Изменить размер шрифта - +
Проснувшись, она пугалась своих снов – ну у кого такое бывает? И поделиться страшно. Никто не поймет – даже муж.

Ее не заботили косые взгляды родни. Казалось, ее вообще ничего не заботило: хозяйничать ей было не нужно – полный двор опытных женщин, на работу ее не отпускал муж. Так, почитает, сбегает к матери – благо совсем близко, напротив. Посидит у себя в саду под черешней, поглядит в ясное небо. Послушает мать – да что там слушать! Стыдилась она матери – ну, когда та под газом ходила. Стыдилась ее громкого голоса, грубых ругательств, насмешек над новой родней.

– Не поддавайся, Танька! – смеялась она. – А то запрягут тебя, как вола ломового! Знаем мы этих!

Кого «этих», Танька не уточняла. К вечеру мать начинала нервничать и поглядывать за калитку. Было понятно, что ждет очередного хахаля.

Танька медленно поднималась и медленно шла к калитке. В новый дом идти не хотелось – в своем старом, маленьком и знакомом, было лучше – привычнее, уютнее, а главное – тише.

В мужнином доме не говорили – орали. Семья большая. Пока всех за стол соберешь – горло сорвешь, ей-богу. Детей полон двор, носятся весь день, старики сидят под тутовым деревом – там самая тень. Стариков было трое – бабушка Елена, сухонькая, седенькая, в глухом черном платье и косынке на голове. Ее сестра Кула – та еще древнее, лет сто, не меньше. Кула уже не разговаривала – смотрела в одну точку и вытирала сухой ладонью постоянно набегающую слезу. И дед Павлос – муж этой самой Елены. Мать и отец Харитиди. Древние, как тутовое дерево, под которым они сидели. Собственно, он, Павлос, и застолбил в тридцатые годы эту землю на пригорке – тогда совсем сухую пустошь с одиноким кустом ореха у самой дороги.
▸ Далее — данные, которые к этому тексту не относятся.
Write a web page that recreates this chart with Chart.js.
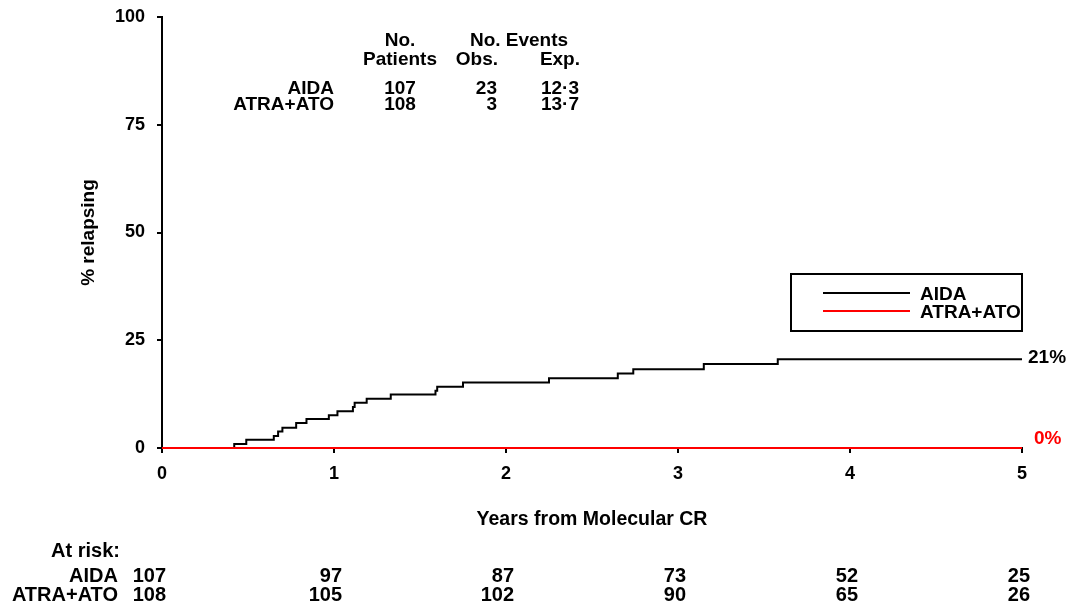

Привел туда молодую пузатую жену – рожать Елене было совсем скоро, – и заселились они в землянке. Там, в землянке, и родился их сын Анастас, брат Харлампия. А спустя год на земле уже стоял дом – в три комнаты, вытянутый и плоский, рассчитанный на большую семью. Детей Елена рожала дома, и Павлос, услышав протяжный и глухой стон жены, мигом бросался на соседнюю улицу – за повитухой.

Та, полная, даже раздутая какой-то сердечной болезнью, с трудом поспевала за беспокойным папашей.

– Успеем! Не кошка ж! – причитала повитуха, припадая на обе ноги.

Не кошка, а два раза не поспели – одного Елена уже выдавила из своего обширного нутра, но подхватить успели. А вот девочку не спасли – лежала она у Елены в ногах, обернутая, словно спеленутая пуповиной, и всем было ясно, что дело тут – увы – уже непоправимое.

Пятерых родила Елена – могла бы и больше. Крепкая была баба, здоровая. С быком управлялась точно заправский мужик. А заболела совсем рано – едва перевалило за полтинник. Слабая стала – ни ножа в руке удержать, ни кастрюлю поднять, ни курицу ощипать. Болезнь была неизвестная и непонятная – врачи, по которым таскал жену Павлос, качали головами и говорили, что ослабела она от родов и тяжелой жизни. Павлос не верил – когда это женщины ослабевали от родов и домашней работы? И верить врачам перестал. Только молился, чтоб бог подержал на земле Елену подольше.

Хозяйкой в доме стала старшая дочь Христина.

Братья Харитиди – Анастас, Димитрос и Харлампий – были непьющие и работящие. Сестры, Христина и Лидия, сами искали братьям невест – серьезное дело привести в дом человека. Со всеми сладили, даже с капризным Дмитрием. А вот с Харлампием, дурачком, не смогли…

Танька приходила домой аккурат к приходу мужа. Ждала не на кухне, где вечером собиралась семья. Ждала у себя в комнате.

Он вбегал в комнату запыхавшись.

– Гнались? – улыбалась счастливая Танька.

Харлампий мотал кудрявой башкой и махал рукой – какая разница!

И вправду, какая разница? Они так успевали соскучиться друг по другу, что неведомые силы подбрасывали, кидали в объятия, словно приклеивали друг к другу и… Они застывали.